And thank you to all of my fabulous guests for joining us, some of which have blogged about this event, so I have linked them below for you to read up on their experiences of our afternoon tea party: 



Simone at The 1930's House 


And don't forget to take a visit to The Cambridge Folk Museum


And lastly, a recipe that Tamsin would like to share with you all and which made us all chuckle and gasp at certain elements of this great bake!
Do let us know if you attempt bake it yourself and how you find it to eat, we would love to hear about it. 


Epiphany cake recipe  
- "Mrs. Goodfellow's Cookery As It Should Be“ 1865.
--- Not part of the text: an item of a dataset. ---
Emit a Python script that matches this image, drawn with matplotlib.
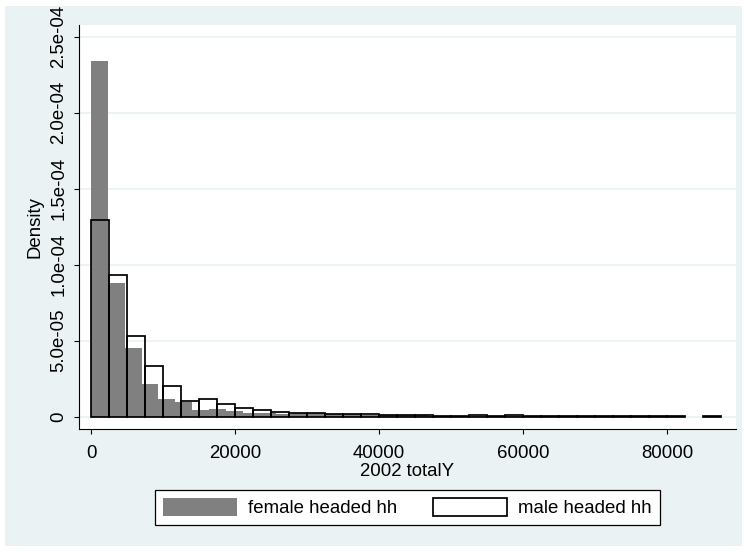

Twelfth Night Cake Recipe Directions:Cream two pounds of butter and two pounds of sifted loaf sugar; take one large nutmeg grated, half an ounce of ground allspice, one teaspoonful of ground cinnamon, the same of ginger, the same of coriander seeds, and one wineglass of brandy; mix these well, then beat very light eighteen eggs; cut into thin slices half a pound of citron, and the grated rind of two lemons; beat this for at least half an hour until perfectly light; line the pan with buttered white paper, and bake in rather slow heat for four hours: when nearly cold, ice it as directed.




Miss Sue Flay 
x

2 comments:

  1. This is so interesting - I love a bit of food history! Such a great idea for an event - and of course the cakes look scrumptious. Also, how glam are the museum ladies?!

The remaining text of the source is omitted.